Así, México puede y debe reivindicar su soberanía y ser fiel, con ello, al legado de la expropiación petrolera, sin que ello implique descalificar el régimen internacional de derechos humanos: respetando a la Comisión Interamericana de Derechos Humanos, acatando las sentencias de la Corte Interamericana de Derechos Humanos, aceptando los señalamientos del Alto Comisionado de la ONU para los Derechos Humanos y de los demás mecanismos del sistema universal.

En esta misma lógica, sería mejor para nuestro país atender los fundados señalamientos del reciente informe sobre derechos humanos del Departamento de Estado de los Estados Unidos. Lo cierto es que en este documento se formulan observaciones veraces cuyo seguimiento puede ser benéfico para el Estado de Derecho y la dignidad de las víctimas en el país. Se trata de un monitoreo común y corriente a nivel global, atendible y pertinente, que sería equivocado homologar a las expresiones estridentes y electoreras de los legisladores republicanos. No son lo mismo. Lo cierto es que al señalar que la impunidad sigue siendo generalizada o que la crisis de desapariciones no ha cesado, el Informe del Departamento de Estado dice la verdad.

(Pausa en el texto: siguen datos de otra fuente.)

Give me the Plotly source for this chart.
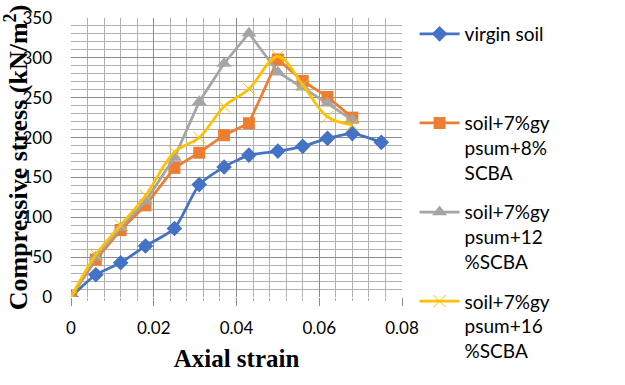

En igual sentido, es contradictorio con un entendimiento cabal y contemporáneo de la soberanía nacional, que en la conmemoración pública de la expropiación petrolera algunos participantes hayan quemado la efigie de la Ministra Presidenta de la Suprema Corte de Justicia de la Nación, Norma Piña. Se trata de una acción que todos los actores políticos y sociales comprometidos con los derechos humanos deberían condenar; el hecho de que haya ocurrido en una manifestación pública convocada desde la presidencia y los antecedentes de descalificación hacia la Ministra Piña por parte del Primer Mandatario obligan a no minimizar este acto e impiden homologarlo a otras expresiones similares ocurridas en otros contextos; desde esta óptica el rechazo presidencial a lo ocurrido, sin ser menor tendría que ser más contundente. No puede obviarse que al fustigar a los jueces, mientras se dejan intacta la incapacidad estructural y las redes de complicidad de las fiscalías, el propio poder presidencial ha sido generador de esta lamentable condición. Sin duda, hay mucho que revisar en los poderes judiciales, sobre todo a nivel estatal donde la corrupción y la falta de independencia siguen arraigados, pero el linchamiento público no es la vía para enfrentar este desafío.

Que la reivindicación nacional que supone conmemorar la expropiación petrolera no se utilice para movilizar temores ante supuestos enemigos extranjeros ni para cerrar al país frente al necesario escrutinio internacional en materia de derechos humanos. Hoy defender la soberanía nacional supone impulsar la recuperación de los territorios donde actualmente no gobierna el Estado sino el narcotráfico y defender los derechos humanos, que protegen nuestra común dignidad humana.